DEALLOCATE crsLedgerTrans

UPDATE LedgerTrans
SET VendNum = Vendor
FROM LedgerTrans
INNER JOIN @Output AS LocalLedgerTrans
   ON LedgerTrans.RecID = LocalLedgerTrans.RecID


SELECT * FROM @Output

Actually since you're storing the vendor in LedgerTrans you should be able to do away with the @Output table and just insert the value directly in LedgerTrans within the cursor.

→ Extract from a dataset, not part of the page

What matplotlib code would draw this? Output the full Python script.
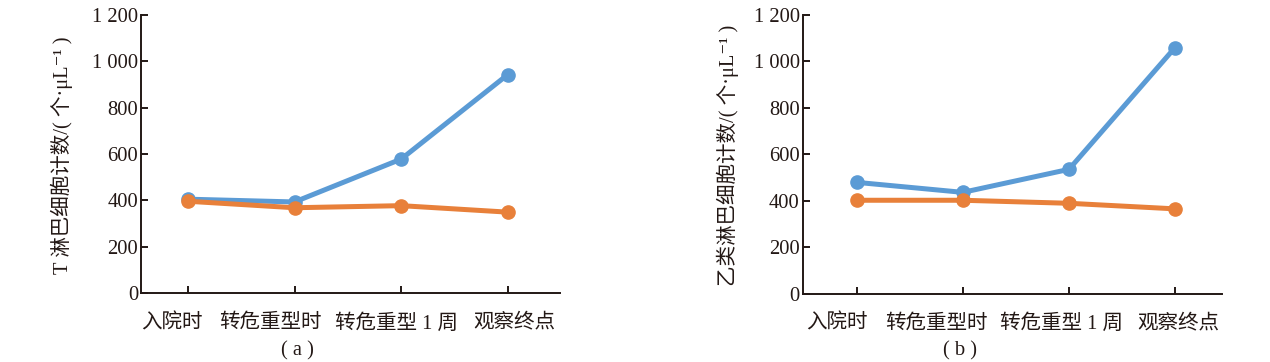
import matplotlib
matplotlib.use("Agg")
import matplotlib.pyplot as plt
import matplotlib.transforms as mtransforms

plt.rcParams['font.family'] = ['Liberation Serif', 'Noto Sans CJK SC', 'DejaVu Sans']

categories = ["入院时", "转危重型时", "转危重型 1 周", "观察终点"]
yticks = [0, 200, 400, 600, 800, 1000, 1200]
ytick_labels = ["0", "200", "400", "600", "800", "1 000", "1 200"]

# panel (a): T lymphocytes
t_blue = [405, 393, 578, 943]
t_orange = [396, 368, 377, 349]
# panel (b): B lymphocytes
b_blue = [480, 437, 536, 1060]
b_orange = [403, 403, 390, 366]

BLUE = "#5B9BD5"
ORANGE = "#E8803A"
INK = "#231815"
FS = 14.8

fig = plt.figure(figsize=(12.7, 3.62), dpi=100)

panels = [
    dict(rect=[0.111, 0.1906, 0.330, 0.768], xlim=(-0.44, 3.49), blue=t_blue, orange=t_orange,
         ylabel="T 淋巴细胞计数/( 个·μL⁻¹ )", ylabel_x=62, tag="( a )", tag_x=297,
         offsets=[-16, -24, -5, 6]),
    dict(rect=[0.632, 0.188, 0.330, 0.7706], xlim=(-0.51, 3.44), blue=b_blue, orange=b_orange,
         ylabel="乙类淋巴细胞计数/( 个·μL⁻¹ )", ylabel_x=728, tag="( b )", tag_x=960,
         offsets=[-20, -26, -7, 3]),
]

for p in panels:
    ax = fig.add_axes(p["rect"])
    x = list(range(len(categories)))
    ax.plot(x, p["blue"], color=BLUE, lw=3.6, marker="o", ms=9.5, solid_capstyle="round", zorder=3)
    ax.plot(x, p["orange"], color=ORANGE, lw=3.6, marker="o", ms=9.5, solid_capstyle="round", zorder=4)
    ax.set_xlim(*p["xlim"])
    ax.set_ylim(0, 1200)
    ax.set_yticks(yticks)
    ax.set_yticklabels(ytick_labels)
    ax.set_xticks(x)
    ax.set_xticklabels(categories)
    for s in ["top", "right"]:
        ax.spines[s].set_visible(False)
    for s in ["left", "bottom"]:
        ax.spines[s].set_color(INK)
        ax.spines[s].set_linewidth(1.4)
    ax.tick_params(axis="both", direction="in", length=5, width=1.4, color=INK,
                   labelsize=FS, labelcolor=INK)
    ax.tick_params(axis="x", pad=15)
    ax.tick_params(axis="y", pad=2)
    for lab, off in zip(ax.get_xticklabels(), p["offsets"]):
        lab.set_transform(lab.get_transform() + mtransforms.ScaledTranslation(off / 100, 0, fig.dpi_scale_trans))
    fig.text(p["ylabel_x"] / 1270, 1 - 155 / 362, p["ylabel"], rotation=90, ha="center", va="center",
             fontsize=FS, color=INK)
    fig.text(p["tag_x"] / 1270, 1 - 351 / 362, p["tag"], ha="center", va="center",
             fontsize=FS, color=INK)

fig.savefig("out.png", dpi=100)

DECLARE @VendTrans TABLE (
     Vendor char(10),
     Dimension char(4),
     Amount decimal(9,2),
     Assigned bit
)

INSERT INTO @VendTrans (Vendor, Dimension, Amount, Assigned)
SELECT Vendor, Dimension, Amount, 0 FROM VENDTRANS

DECLARE @RecID integer,
     @Currency char(3),
     @Dimension char(4),
     @Amount decimal(9,2),
     @Vendor char(10)

DECLARE crsLedgerTrans CURSOR FOR
SELECT RecID, Currency, Dimension, Amount
FROM LEDGERTRANS
ORDER BY RecID

OPEN crsLedgerTrans

FETCH NEXT FROM crsLedgerTrans
INTO @RecID, @Currency, @Dimension, @Amount

WHILE @@FETCH_STATUS = 0
BEGIN
     SELECT TOP 1 @Vendor = Vendor
     FROM @VendTrans
     WHERE Assigned = 0
          AND Dimension = @Dimension
          AND Amount = @Amount
     ORDER BY Vendor
 
     UPDATE LedgerTrans
     SET VendNum = @Vendor
     WHERE RecID = @RecID

     UPDATE @VendTrans
     SET Assigned = 1
     WHERE Vendor = @Vendor
          AND Dimension = @Dimension
          AND Amount = @Amount

     FETCH NEXT FROM crsLedgerTrans
     INTO @RecID, @Currency, @Dimension, @Amount
     SET @Vendor = NULL
END

CLOSE crsLedgerTrans
DEALLOCATE crsLedgerTrans

SELECT * FROM LedgerTrans
this piece of code...

UPDATE LedgerTrans
SET VendNum = Vendor
FROM LedgerTrans
INNER JOIN @Output AS LocalLedgerTrans
   ON LedgerTrans.RecID = LocalLedgerTrans.RecID

...worked perfect! execution time is down to 1 minute! thank you a lot!